Morphine, a long used treatment for severe pain, comes from the opium poppy. Taxol, a key cancer therapy, was first obtained from the Pacific yew tree. Statins, widely taken to lower cholesterol and reduce heart disease risk, were developed from molecules discovered in fungi.
“Natural products aren’t necessarily effective drugs on their own, but they are great leads,” Scheidt said. “We can find inspiration in natural products and use chemistry to make better versions that are orally available, survive the metabolism and hit the right targets.”

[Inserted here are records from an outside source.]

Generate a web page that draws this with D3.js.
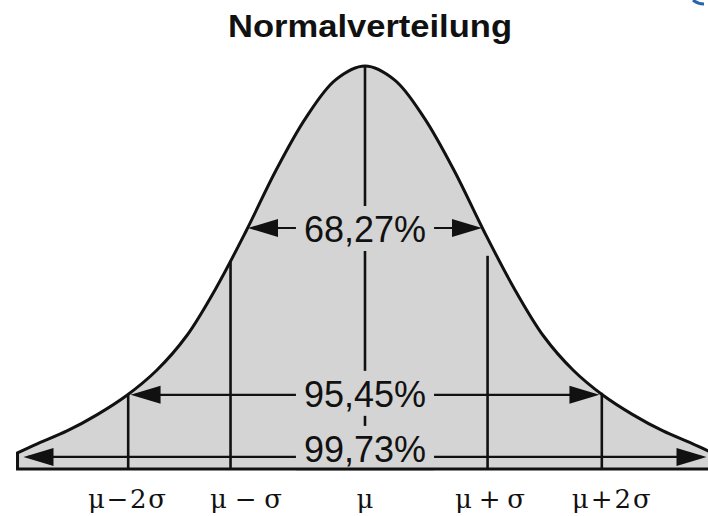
<!DOCTYPE html>
<html>
<head>
<meta charset="utf-8">
<script src="https://cdn.jsdelivr.net/npm/d3@7/dist/d3.min.js"></script>
<style>
  html, body { margin: 0; padding: 0; background: #fff; }
  svg { display: block; }
</style>
</head>
<body>
<script>
// ---- data ----
const title = "Normalverteilung";
// curve samples: position in sigma units, relative height (peak = 1)
const curveZ = [-2.92, -2.75, -2.5, -2.25, -2, -1.75, -1.5, -1.25, -1, -0.75, -0.5, -0.25, 0,
                 0.25, 0.5, 0.75, 1, 1.25, 1.5, 1.75, 2, 2.25, 2.5, 2.75, 2.92];
const curveH = [0.04, 0.063, 0.095, 0.135, 0.183, 0.245, 0.33, 0.45, 0.59, 0.74, 0.87, 0.965, 1.0,
                0.965, 0.87, 0.74, 0.59, 0.45, 0.33, 0.245, 0.183, 0.135, 0.095, 0.063, 0.04];
// vertical marker lines
const lineZ = [-1.99, -1.13, 0, 1.03, 1.99];
const lineTopH = [0.185, 0.514, 1.0, 0.529, 0.189];
// axis labels
const tickLabels = ["μ−2σ", "μ−σ", "μ", "μ+σ", "μ+2σ"];
const tickZ = [-2.0, -1.0, 0, 1.05, 2.07];
// intervals
const intervalLabels = ["68,27%", "95,45%", "99,73%"];
const intervalHalfZ = [0.983, 1.97, 2.87];
const intervalH = [0.598, 0.184, 0.03];

// ---- layout ----
const W = 708, H = 516;
const baseY = 469, peakY = 66;
const muX = 365, sigmaPx = 119;
const fillCol = "#d4d4d4", ink = "#111";

const x = d3.scaleLinear().domain([0, 1]).range([muX, muX + sigmaPx]);
const y = d3.scaleLinear().domain([0, 1]).range([baseY, peakY]);

const svg = d3.select("body").append("svg")
  .attr("width", W).attr("height", H)
  .style("background", "#fff");

// title
svg.append("text")
  .attr("x", 228).attr("y", 37)
  .attr("textLength", 284).attr("lengthAdjust", "spacingAndGlyphs")
  .style("font-family", "'Liberation Sans', Arial, sans-serif")
  .style("font-weight", "bold").style("font-size", "31px")
  .attr("fill", ink)
  .text(title);

// small blue mark (cropped logo) at top right
svg.append("path").attr("d", "M693,0 Q698,4 704,4")
  .attr("fill", "none").attr("stroke", "#2a64b0").attr("stroke-width", 3);

const pts = curveZ.map((z, i) => [z, curveH[i]]);
const area = d3.area()
  .x(d => x(d[0])).y0(baseY).y1(d => y(d[1]))
  .curve(d3.curveCatmullRom.alpha(0.5));

// fill
svg.append("path").datum(pts).attr("d", area)
  .attr("fill", fillCol).attr("stroke", "none");

// vertical lines
svg.append("g").selectAll("line").data(lineZ).join("line")
  .attr("x1", d => x(d)).attr("x2", d => x(d))
  .attr("y1", (d, i) => y(lineTopH[i])).attr("y2", baseY)
  .attr("stroke", ink).attr("stroke-width", 2.6);

// interval arrows
const textOffset = [14, 12, 5];
const gArr = svg.append("g");
intervalLabels.forEach((lab, i) => {
  const yy = y(intervalH[i]);
  const xl = x(-intervalHalfZ[i]), xr = x(intervalHalfZ[i]);
  gArr.append("line").attr("x1", xl + 5).attr("x2", xr - 5)
    .attr("y1", yy).attr("y2", yy)
    .attr("stroke", ink).attr("stroke-width", 2.2);
  const al = 30, aw = 9;
  gArr.append("path").attr("d", `M${xl},${yy} L${xl + al},${yy - aw} L${xl + al},${yy + aw} Z`).attr("fill", ink);
  gArr.append("path").attr("d", `M${xr},${yy} L${xr - al},${yy - aw} L${xr - al},${yy + aw} Z`).attr("fill", ink);
  const t = gArr.append("text")
    .attr("x", x(0)).attr("y", yy + textOffset[i])
    .attr("text-anchor", "middle")
    .style("font-family", "'Liberation Sans', Arial, sans-serif")
    .style("font-size", "36px")
    .attr("fill", ink)
    .text(lab);
  const bb = t.node().getBBox();
  gArr.insert("rect", () => t.node())
    .attr("x", bb.x - 8).attr("y", bb.y - 3)
    .attr("width", bb.width + 16).attr("height", bb.height + 4)
    .attr("fill", fillCol);
});

// outline (curve + strip)
svg.append("path").datum(pts).attr("d", area)
  .attr("fill", "none").attr("stroke", ink).attr("stroke-width", 3)
  .attr("stroke-linejoin", "miter");

// tick labels
const labW = [78, 72, null, 70, 79];
svg.append("g").selectAll("text").data(tickLabels).join("text")
  .attr("x", (d, i) => x(tickZ[i]))
  .attr("y", 508)
  .attr("text-anchor", "middle")
  .each(function(d, i) {
    if (labW[i]) d3.select(this).attr("textLength", labW[i]).attr("lengthAdjust", "spacing");
  })
  .style("font-family", "'DejaVu Serif', 'Liberation Serif', serif")
  .style("font-size", "26px")
  .attr("fill", ink)
  .text(d => d);
</script>
</body>
</html>
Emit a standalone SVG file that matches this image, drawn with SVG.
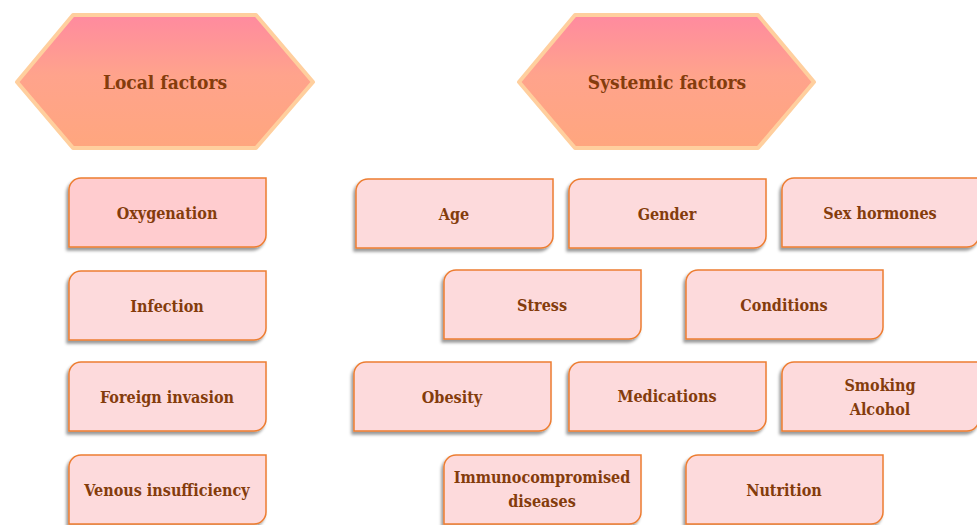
<svg xmlns="http://www.w3.org/2000/svg" width="977" height="525" viewBox="0 0 977 525">
  <defs>
    <linearGradient id="hexGrad" x1="0" y1="0" x2="0" y2="1">
      <stop offset="0" stop-color="#ff8a9f"/>
      <stop offset="0.45" stop-color="#ffa38c"/>
      <stop offset="1" stop-color="#ffa67e"/>
    </linearGradient>
    <filter id="shadow" x="-10%" y="-15%" width="120%" height="135%">
      <feDropShadow dx="-2" dy="3" stdDeviation="1.5" flood-color="#000" flood-opacity="0.4"/>
    </filter>
    <path id="box" d="M12,0 H197 V57 A12,12 0 0 1 185,69 H0 V12 A12,12 0 0 1 12,0 Z"/>
  </defs>
  <style>
    .hex { fill: url(#hexGrad); stroke: #ffcf9e; stroke-width: 4; stroke-linejoin: round; }
    .b { fill: #fddadc; stroke: #ed7d31; stroke-width: 1.5; filter: url(#shadow); }
    .b2 { fill: #ffcccf; stroke: #ed7d31; stroke-width: 1.5; filter: url(#shadow); }
    .h { font-family: 'DejaVu Serif Condensed', 'DejaVu Serif', serif; font-weight: bold; font-size: 19px; fill: #843c0c; text-anchor: middle; }
    .t { font-family: 'DejaVu Serif Condensed', 'DejaVu Serif', serif; font-weight: bold; font-size: 16px; fill: #843c0c; text-anchor: middle; }
  </style>
  <rect width="977" height="525" fill="#ffffff"/>

  <g id="local-factors">
    <polygon class="hex" points="17,82 73,15 256,15 313,82 256,148 73,148"/>
    <text class="h" x="165" y="89">Local factors</text>
  </g>
  <g id="systemic-factors">
    <polygon class="hex" points="519,82 575,15 758,15 814,82 758,148 575,148"/>
    <text class="h" x="667" y="89">Systemic factors</text>
  </g>

  <g id="oxygenation" transform="translate(69,178)">
    <use href="#box" class="b2"/>
    <text class="t" x="98" y="41">Oxygenation</text>
  </g>
  <g id="infection" transform="translate(69,271)">
    <use href="#box" class="b"/>
    <text class="t" x="98" y="41">Infection</text>
  </g>
  <g id="foreign-invasion" transform="translate(69,362)">
    <use href="#box" class="b"/>
    <text class="t" x="98" y="41">Foreign invasion</text>
  </g>
  <g id="venous-insufficiency" transform="translate(69,455)">
    <use href="#box" class="b"/>
    <text class="t" x="98" y="41">Venous insufficiency</text>
  </g>

  <g id="age" transform="translate(356,179)">
    <use href="#box" class="b"/>
    <text class="t" x="98" y="41">Age</text>
  </g>
  <g id="gender" transform="translate(569,179)">
    <use href="#box" class="b"/>
    <text class="t" x="98" y="41">Gender</text>
  </g>
  <g id="sex-hormones" transform="translate(782,178)">
    <use href="#box" class="b"/>
    <text class="t" x="98" y="41">Sex hormones</text>
  </g>

  <g id="stress" transform="translate(444,270)">
    <use href="#box" class="b"/>
    <text class="t" x="98" y="41">Stress</text>
  </g>
  <g id="conditions" transform="translate(686,270)">
    <use href="#box" class="b"/>
    <text class="t" x="98" y="41">Conditions</text>
  </g>

  <g id="obesity" transform="translate(354,362)">
    <use href="#box" class="b"/>
    <text class="t" x="98" y="41">Obesity</text>
  </g>
  <g id="medications" transform="translate(569,362)">
    <use href="#box" class="b"/>
    <text class="t" x="98" y="40">Medications</text>
  </g>
  <g id="smoking-alcohol" transform="translate(782,362)">
    <use href="#box" class="b"/>
    <text class="t" x="98" y="29">Smoking</text>
    <text class="t" x="98" y="53">Alcohol</text>
  </g>

  <g id="immunocompromised-diseases" transform="translate(444,455)">
    <use href="#box" class="b"/>
    <text class="t" x="98" y="28">Immunocompromised</text>
    <text class="t" x="98" y="52">diseases</text>
  </g>
  <g id="nutrition" transform="translate(686,455)">
    <use href="#box" class="b"/>
    <text class="t" x="98" y="41">Nutrition</text>
  </g>

  <g id="connectors"></g>
</svg>
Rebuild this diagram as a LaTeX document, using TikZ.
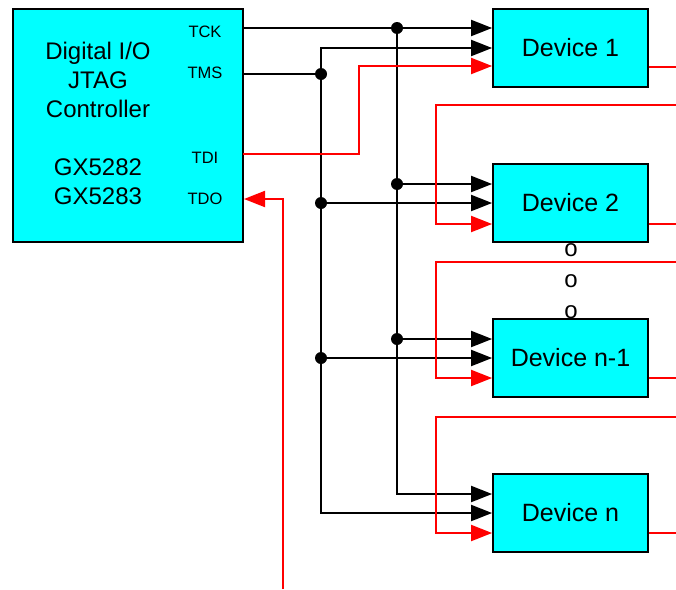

Eventually, rye pollen potentially could join these ranks. Many consumers around the world already ingest rye pollen extract in supplement form to protect prostate health. But scientists haven’t yet optimized it for use as a pharmaceutical drug. Understanding how it works required knowing the molecules’ precise three-dimensional shape information that proved elusive.
A molecular mystery
Using traditional techniques, such as advanced nuclear magnetic resonance spectroscopy, scientists could not fully reveal the orientation of the molecules’ key parts. As a result, two competing structural models persisted for decades.
Those two proposed structures had the same atoms, same connections and same overall shape. But a central part of the molecules are mirror images of each other. That subtle distinction can change how the molecule fits into a biological target and determine whether a molecule is biologically active or inert.
“It’s like your hands,” Scheidt said. “They are mirror images of each other, but you need a different glove for each. If you had two left-handed gloves, it wouldn’t work because your hands can’t be superimposed on top of one another.”
Building from scratch
To settle the question once and for all, the Northwestern team turned to total synthesis, or the step-by-step process of constructing a natural molecule in the laboratory. The approach was incredibly complicated and challenging. At their cores, secalosides A and B contain an extremely rare and highly strained feature: a tightly compressed, 10-membered ring that is notoriously difficult to build.
Scheidt and his team devised a clever workaround. They first built a larger, more flexible ring and then triggered a reaction that snapped it into a smaller, strained shape in a single step. After synthesizing both competing structural versions of the secalosides, the scientists compared them to samples isolated from rye pollen. Only one version matched perfectly, finally revealing the true molecular structure.
“We’ve demonstrated we can make the core of this natural product,” Scheidt said. “Now, we’re trying to find potential collaborators in immunology who could help us translate this to a possible clinical endpoint.”